GIVEN INSTRUCTION
Exactly the lines from the one with "Convert this chart to matplotlib code." through the one with "from matplotlib.patches import Patch" should be returned, both ends included and nothing else. Omit any pictures.

DATA FOR THIS EXERCISE
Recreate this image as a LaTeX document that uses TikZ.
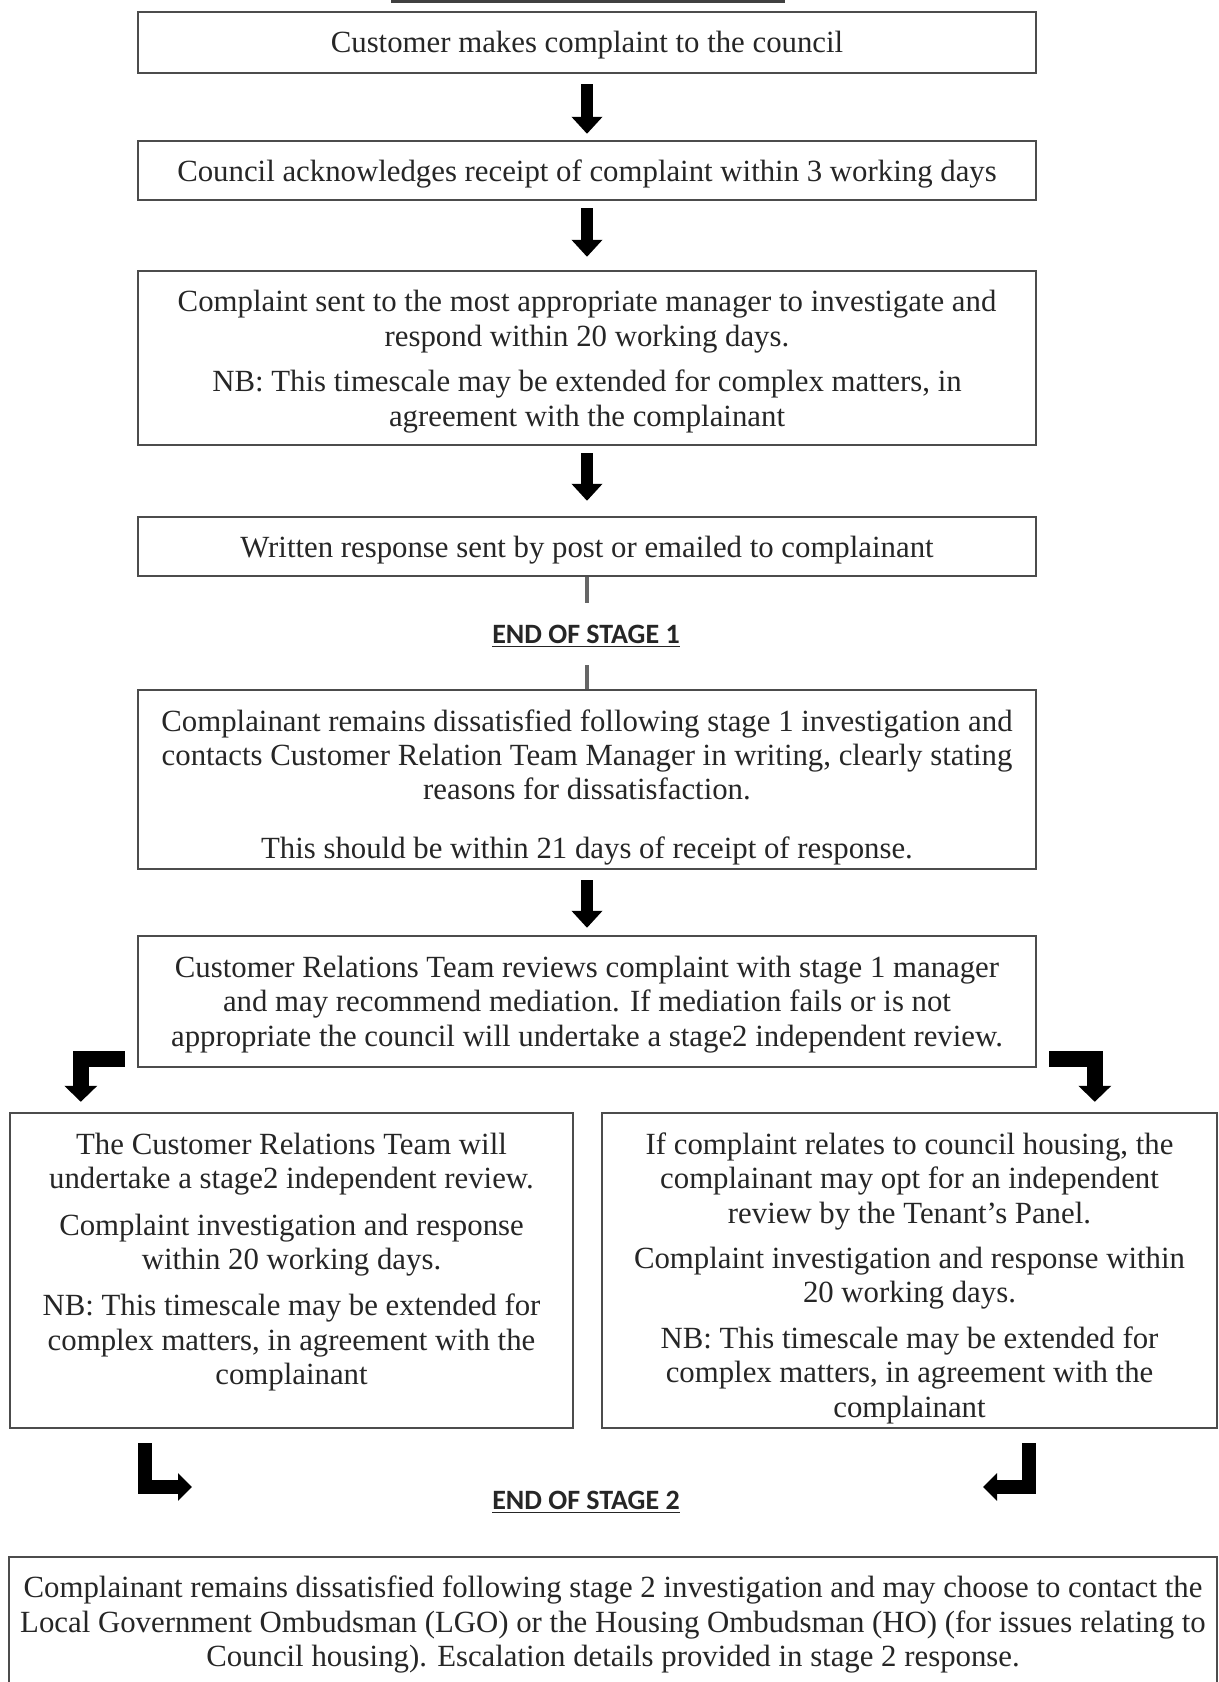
\documentclass[tikz,border=0pt]{standalone}
\usepackage{fontspec}
\setmainfont{Liberation Serif}
\newfontfamily\calfont{Carlito}
\usetikzlibrary{arrows.meta,calc}
\newcommand\pdn[1]{\rule{0pt}{#1}}
\newcommand\pup[1]{\rule[-#1]{0pt}{#1}}
\begin{document}
\begin{tikzpicture}[x=0.5pt,y=-0.5pt,
  box/.style={draw=black!70, line width=1.2pt, rectangle, inner sep=0pt, align=center,
    font=\fontsize{15.4}{17.2}\selectfont, text=black!85},
  endlab/.style={font=\calfont\bfseries\fontsize{14}{16}\selectfont, text=black!85, inner sep=0pt},
  gline/.style={draw=black!60, line width=2pt},
  blk/.style={line width=6pt, -{Triangle[length=8.5pt,width=15pt]}, black},
  elb/.style={line width=8pt, -{Triangle[length=8pt,width=16pt]}, black},
  larr/.style={line width=7pt, -{Triangle[length=7pt,width=13.5pt]}, black}
]
\useasboundingbox[fill=white] (0,0) rectangle (1219,1682);

% cut-off heading underline
\draw[line width=1.2pt, black!75] (391,1.5) -- (785,1.5);

\node[box, minimum width=449pt, minimum height=30.5pt] (b1) at (587,42.5)
  {\pdn{13.7pt}Customer makes complaint to the council};
\node[box, minimum width=449pt, minimum height=29.5pt] (b2) at (587,170.5)
  {\pdn{14.8pt}Council acknowledges receipt of complaint within 3 working days};
\node[box, minimum width=449pt, minimum height=87pt] (b3) at (587,358)
  {\pdn{14.3pt}Complaint sent to the most appropriate manager to investigate and\\
   respond within 20 working days.\\[5.5pt]
   NB: This timescale may be extended for complex matters, in\\
   agreement with the complainant};
\node[box, minimum width=449pt, minimum height=29.5pt] (b4) at (587,546.5)
  {\pdn{14.8pt}Written response sent by post or emailed to complainant};
\node[endlab] (e1) at (586,636) {\underline{END OF STAGE 1}};
\node[box, minimum width=449pt, minimum height=89.5pt] (b5) at (587,779.5)
  {\pdn{18.5pt}Complainant remains dissatisfied following stage 1 investigation and\\
   contacts Customer Relation Team Manager in writing, clearly stating\\
   reasons for dissatisfaction.\\[12pt]
   This should be within 21 days of receipt of response.};
\node[box, minimum width=449pt, minimum height=65.5pt] (b6) at (587,1001.5)
  {\pdn{13.5pt}Customer Relations Team reviews complaint with stage 1 manager\\
   and may recommend mediation. If mediation fails or is not\\
   appropriate the council will undertake a stage2 independent review.};
\node[box, minimum width=281.5pt, minimum height=157.5pt] (lb) at (291.5,1270.5)
  {The Customer Relations Team will\\
   undertake a stage2 independent review.\\[6pt]
   Complaint investigation and response\\
   within 20 working days.\\[6pt]
   NB: This timescale may be extended for\\
   complex matters, in agreement with the\\
   complainant\pup{11.8pt}};
\node[box, minimum width=307.5pt, minimum height=157.5pt] (rb) at (909.5,1270.5)
  {\pdn{18.5pt}If complaint relates to council housing, the\\
   complainant may opt for an independent\\
   review by the Tenant's Panel.\\[5.5pt]
   Complaint investigation and response within\\
   20 working days.\\[5.5pt]
   NB: This timescale may be extended for\\
   complex matters, in agreement with the\\
   complainant};
\node[endlab] (e2) at (586,1502) {\underline{END OF STAGE 2}};
\node[box, minimum width=604pt, minimum height=65pt] (b7) at (613,1622)
  {\pdn{13.5pt}Complainant remains dissatisfied following stage 2 investigation and may choose to contact the\\
   Local Government Ombudsman (LGO) or the Housing Ombudsman (HO) (for issues relating to\\
   Council housing). Escalation details provided in stage 2 response.};

\coordinate (c1) at (587,603);
\coordinate (c2) at (587,665);
\coordinate (t1) at (192,1487);
\coordinate (t2) at (983,1487);

% straight block arrows
\draw[blk] ($(b1.south)+(0,10)$) -- ($(b2.north)+(0,-6)$);
\draw[blk] ($(b2.south)+(0,7)$) -- ($(b3.north)+(0,-13)$);
\draw[blk] ($(b3.south)+(0,7)$) -- ($(b4.north)+(0,-15)$);
\draw[blk] ($(b5.south)+(0,10)$) -- ($(b6.north)+(0,-7)$);

% thin connectors around END OF STAGE 1
\draw[gline] (b4.south) -- (c1);
\draw[gline] (c2) -- (b5.north);

% elbow arrows from b6
\draw[elb] ($(b6.south west)+(-12,-9)$) -| ($(lb.north west)+(72,-10)$);
\draw[elb] ($(b6.south east)+(12,-9)$) -| ($(rb.north west)+(494,-10)$);

% L arrows toward end of stage 2
\draw[larr] ($(lb.south west)+(136,14)$) |- (t1);
\draw[larr] ($(rb.south west)+(428,14)$) |- (t2);
\end{tikzpicture}
\end{document}
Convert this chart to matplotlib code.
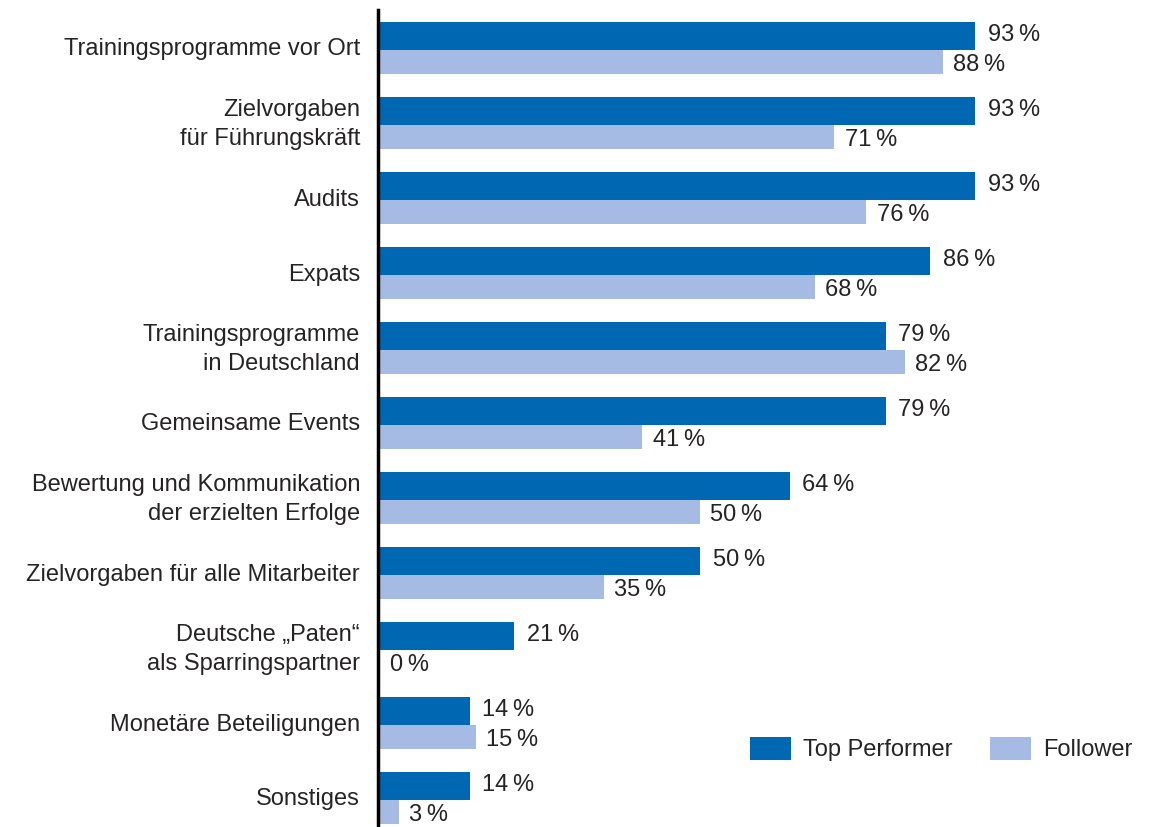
import matplotlib
matplotlib.use("Agg")
import matplotlib.pyplot as plt
from matplotlib.patches import Patch

categories = [
    "Trainingsprogramme vor Ort",
    "Zielvorgaben\nfür Führungskräft",
    "Audits",
    "Expats",
    "Trainingsprogramme\nin Deutschland",
    "Gemeinsame Events",
    "Bewertung und Kommunikation\nder erzielten Erfolge",
    "Zielvorgaben für alle Mitarbeiter",
    "Deutsche „Paten“\nals Sparringspartner",
    "Monetäre Beteiligungen",
    "Sonstiges",
]
top_performer = [93, 93, 93, 86, 79, 79, 64, 50, 21, 14, 14]
follower = [88, 71, 76, 68, 82, 41, 50, 35, 0, 15, 3]
series_names = ["Top Performer", "Follower"]

DARK = "#0068B2"
LIGHT = "#A5BBE3"
TXT = "#262324"
FONT = "Liberation Sans"
FS = 17

W, H = 1154, 827
fig = plt.figure(figsize=(W / 100, H / 100), dpi=100)
ax_left, ax_top, ax_bottom = 378, 10, 827
ax = fig.add_axes([ax_left / W, 1 - ax_bottom / H, (W - ax_left) / W, (ax_bottom - ax_top) / H])

pitch = 75.0
px_per_pct = 6.40
ax.set_xlim(0, (W - ax_left) / px_per_pct)
ax.set_ylim((ax_bottom - ax_top) / pitch, 0)

off0 = 12 / pitch
h_dark = 28 / pitch
h_light = 24 / pitch

for i, (cat, tp, fo) in enumerate(zip(categories, top_performer, follower)):
    y_dark = i + off0 + h_dark / 2
    y_light = i + off0 + h_dark + h_light / 2
    ax.barh(y_dark, tp, height=h_dark, color=DARK, left=0.3, linewidth=0)
    ax.barh(y_light, fo, height=h_light, color=LIGHT, left=0.3, linewidth=0)
    ax.text(tp + 2.3, y_dark - 0.01, f"{tp}\u2009%", va="center", ha="left",
            fontsize=FS, color=TXT, family=FONT)
    ax.text(fo + 1.9, y_light + 0.035, f"{fo}\u2009%", va="center", ha="left",
            fontsize=FS, color=TXT, family=FONT)
    center = i + off0 + (h_dark + h_light) / 2
    ax.text(-2.8, center + 0.02, cat, va="center", ha="right", fontsize=FS,
            color=TXT, family=FONT, linespacing=1.38, clip_on=False)

for s in ["top", "right", "bottom"]:
    ax.spines[s].set_visible(False)
ax.spines["left"].set_linewidth(2.5)
ax.spines["left"].set_color("black")
ax.set_xticks([])
ax.set_yticks([])

handles = [Patch(color=DARK, linewidth=0), Patch(color=LIGHT, linewidth=0)]
fig.legend(handles, series_names, loc="center left",
           bbox_to_anchor=(750 / W, 1 - 749 / H), bbox_transform=fig.transFigure,
           ncol=2, frameon=False, borderpad=0, borderaxespad=0,
           handlelength=1.74, handleheight=1.15, handletextpad=0.5,
           columnspacing=1.6, prop={"family": FONT, "size": FS},
           labelcolor=TXT)

fig.savefig("out.png", dpi=100)
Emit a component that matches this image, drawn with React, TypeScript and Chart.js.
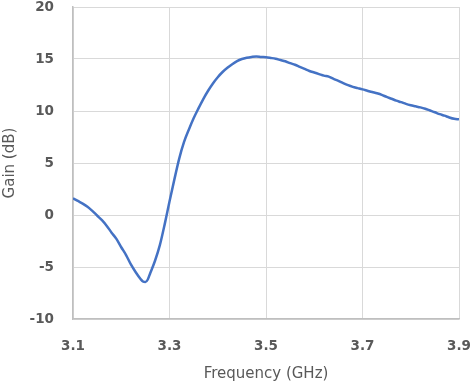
import React, { useEffect, useRef } from "react";
import { Chart, registerables } from "chart.js";

Chart.register(...registerables);

const freqGHz = [
  3.10, 3.11, 3.12, 3.13, 3.14, 3.15, 3.16, 3.17, 3.18, 3.19,
  3.20, 3.21, 3.22, 3.23, 3.24, 3.245, 3.25, 3.255, 3.26, 3.27, 3.28, 3.29,
  3.30, 3.31, 3.32, 3.33, 3.34, 3.35, 3.36, 3.37, 3.38, 3.39,
  3.40, 3.41, 3.42, 3.43, 3.44, 3.45, 3.46, 3.47, 3.48, 3.49,
  3.50, 3.51, 3.52, 3.53, 3.54, 3.55, 3.56, 3.57, 3.58, 3.59,
  3.60, 3.61, 3.62, 3.63, 3.64, 3.65, 3.66, 3.67, 3.68, 3.69,
  3.70, 3.71, 3.72, 3.73, 3.74, 3.75, 3.76, 3.77, 3.78, 3.79,
  3.80, 3.81, 3.82, 3.83, 3.84, 3.85, 3.86, 3.87, 3.88, 3.89, 3.90,
];

const gainDB = [
  1.6, 1.35, 1.1, 0.8, 0.4, -0.05, -0.5, -1.05, -1.7, -2.3,
  -3.1, -3.85, -4.75, -5.5, -6.15, -6.4, -6.45, -6.2, -5.6, -4.4, -2.9, -0.9,
  1.3, 3.4, 5.4, 7.0, 8.2, 9.3, 10.25, 11.15, 11.95, 12.65,
  13.25, 13.75, 14.15, 14.5, 14.8, 15.0, 15.12, 15.2, 15.25, 15.2,
  15.17, 15.1, 15.02, 14.9, 14.78, 14.6, 14.45, 14.25, 14.05, 13.85,
  13.7, 13.55, 13.4, 13.3, 13.08, 12.9, 12.68, 12.48, 12.32, 12.2,
  12.08, 11.95, 11.82, 11.7, 11.55, 11.35, 11.18, 11.0, 10.85, 10.68,
  10.55, 10.45, 10.35, 10.22, 10.05, 9.88, 9.7, 9.55, 9.38, 9.25, 9.2,
];

const xTicks = [3.1, 3.3, 3.5, 3.7, 3.9];
const yTicks = [-10, -5, 0, 5, 10, 15, 20];
const xTitle = "Frequency (GHz)";
const yTitle = "Gain (dB)";

export default function App() {
  const ref = useRef<HTMLCanvasElement | null>(null);

  useEffect(() => {
    if (!ref.current) return;
    const tickFont = { family: "DejaVu Sans", size: 13.5, weight: "bold" as const };
    const titleFont = { family: "DejaVu Sans", size: 15, weight: "normal" as const };
    const chart = new Chart(ref.current, {
      type: "line",
      data: {
        datasets: [
          {
            data: freqGHz.map((f, i) => ({ x: f, y: gainDB[i] })),
            borderColor: "#4472C4",
            borderWidth: 2.5,
            pointRadius: 0,
            cubicInterpolationMode: "monotone",
            fill: false,
          },
        ],
      },
      options: {
        animation: false,
        responsive: false,
        layout: { padding: { top: 7, right: 13, bottom: 0, left: 0 } },
        plugins: { legend: { display: false }, tooltip: { enabled: false } },
        scales: {
          x: {
            type: "linear",
            min: xTicks[0],
            max: xTicks[xTicks.length - 1],
            afterBuildTicks: (scale: any) => {
              scale.ticks = xTicks.map((v) => ({ value: v }));
            },
            afterFit: (scale: any) => {
              scale.height = 64;
              scale.paddingLeft = 0;
              scale.paddingRight = 0;
            },
            ticks: {
              font: tickFont,
              color: "#595959",
              padding: 19,
              maxRotation: 0,
              autoSkip: false,
              callback: (v: any) => Number(v).toFixed(1),
            },
            grid: { color: "#d9d9d9", lineWidth: 1, drawTicks: false },
            border: { color: "#bfbfbf", width: 1.5 },
            title: {
              display: true,
              text: xTitle,
              font: titleFont,
              color: "#595959",
              padding: { top: 0, bottom: 0 },
            },
          },
          y: {
            type: "linear",
            min: yTicks[0],
            max: yTicks[yTicks.length - 1],
            afterBuildTicks: (scale: any) => {
              scale.ticks = yTicks.map((v) => ({ value: v }));
            },
            afterFit: (scale: any) => {
              scale.width = 73;
              scale.paddingTop = 0;
              scale.paddingBottom = 0;
            },
            ticks: {
              font: tickFont,
              color: "#595959",
              padding: 19,
              callback: (v: any) => String(v),
            },
            grid: { color: "#d9d9d9", lineWidth: 1, drawTicks: false },
            border: { color: "#bfbfbf", width: 1.5 },
            title: {
              display: true,
              text: yTitle,
              font: titleFont,
              color: "#595959",
              padding: { top: 1, bottom: 0 },
            },
          },
        },
      },
    });
    return () => chart.destroy();
  }, []);

  return (
    <div style={{ position: "absolute", left: 0, top: 0, width: 472, height: 383, background: "#fff" }}>
      <canvas ref={ref} width={472} height={383} />
    </div>
  );
}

ANSWER TO THE EXERCISE
Convert this chart to matplotlib code.
import matplotlib
matplotlib.use("Agg")
import matplotlib.pyplot as plt
from matplotlib.patches import Patch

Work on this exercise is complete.